Sage was at No. 61 OTU at Rednal from August 15, 1944 to October 17, 1944. He was posted then to #3 TEU. At Rednal, he was assessed. "A good average all round pilot. Attentive. Should do well with operational experience. A smart, well disciplined officer.".
November 1944: "A very good type of officer, having outstanding qualities of leadership." December 28, 1944: His evaluations were making it into the 6 and 7 out of 10. "A good and experience pilot. Would have made a good leader."

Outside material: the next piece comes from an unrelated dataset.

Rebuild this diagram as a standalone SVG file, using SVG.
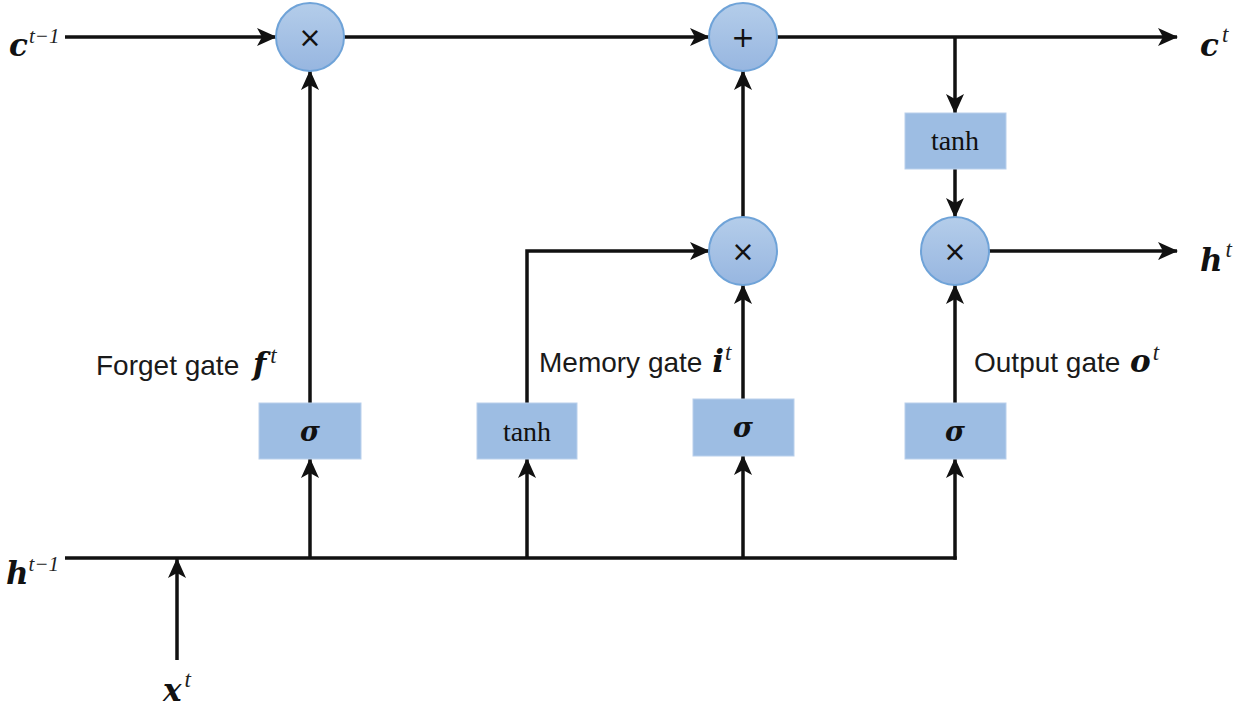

Mrs. Sage received a letter written December 27, 1944 by S/L R. G Crosby, 439 Squadron. "The Squadron was attacking targets in Germany and had just finished strafing some transport when heavy anti-aircraft fire was encountered. Your husband's aircraft [Typhoon MN894] must have been hit for it suddenly went out of control and plunged into the ground. He was not seen to bale out...As he probably told you, Ken joined us at the end of last month and already was showing promise. He was soon very popular with the rest of the pilots who respected him for both his ability in the air and his natural bent for leadership on the ground. These qualifications made him a very valuable man and I was counting on him as one of the future leaders." Only that morning, according to Hugh Halliday in Typhoon and Tempest Sage had escaped a rampaging Thunderbolt. He had nine sorties under his belt when he took a direct hit, flicked over and crashed.
Sage was identified by his blue jacket: Lt. Sage, F. and a partly burned cable transfer application and airgraph letter with his name on it. The personal effects of F/L Sage that were received by M.R.E. were almost completely burnt and illegible, and so were destroyed.